The implications were clear: if scientists could develop a drug capable of countering the accumulation of plaques, we could halt the progression of Alzheimer's, and the heartbreaking cognitive decline that came with it, in its tracks. "I was a student at the time—and they were heady times," recalls Scott Small, a neurologist who directs the Alzheimer's Disease Research Center at Columbia University. "We thought we had it figured it all out."

Unfortunately, things have not proven that simple. Between 1998 and 2017, there were 146 unsuccessful attempts to develop medicines to treat and potentially prevent Alzheimer's, according to a 2018 report put out by the Pharmaceutical Research and Manufacturers of America (PhRMA), the vast majority focused on the amyloid hypothesis. (The last Alzheimer's medication to receive FDA approval was Namenda in 2003, a drug that aims to temporarily boost cognitive performance by boosting the chemical messengers in the brain known as neurotransmitters).

The list of disappointing drugs that promised to cure or slow the progression of the disease is long. There was, for instance, Pfizer and Johnson & Johnson's bapineuzumab, a monoclonal antibody designed to bind to amyloid-beta. In 2012, the study's principal investor at Harvard declared human trials had produced "absolutely no evidence at all of a clinical benefit of treatment on either of the primary measures, one cognitive and one functional" in 1,100 patients with mild to moderate symptoms of the disease. Another widely anticipated drug, semagacestat, was halted after some recipients developed skin cancer and their cognition declined. In 2016, Eli Lilly & Co's solanezumab, "did nothing to improve cognition" in the phase 3, placebo-controlled trial of 2,129 patients with mild Alzheimer's disease who took the medication for more than a year.
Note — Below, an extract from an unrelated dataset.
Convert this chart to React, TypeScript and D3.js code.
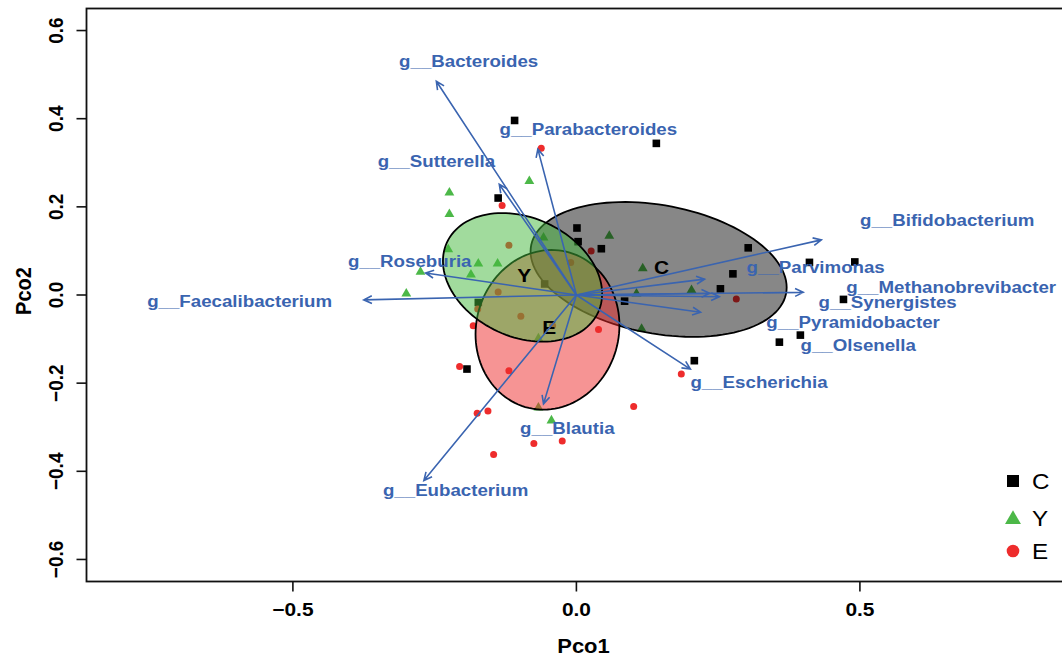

The latest shining hope has been aducanumab, a drug whose on-again, off-again journey toward approval seems to encapsulate the infuriating ambiguity of the present moment. In 2016, the drug, developed by Biogen and Eisai, made the cover of Nature Magazine after researchers announced it had slowed cognitive decline and reduced plaques in the brains of a small group of study participants. In 2018, massive phase 3 trials kicked off in clinics around the globe, slated to finish in 2021. In March 2019, Biogen announced that a preliminary look at the results, known as a "futility analysis," had shown the medicine wasn't working as it should on the more than 3,000 hopeful early stage Alzheimer's patients participating in the study. They shut the trial down two years early and declared it a failure.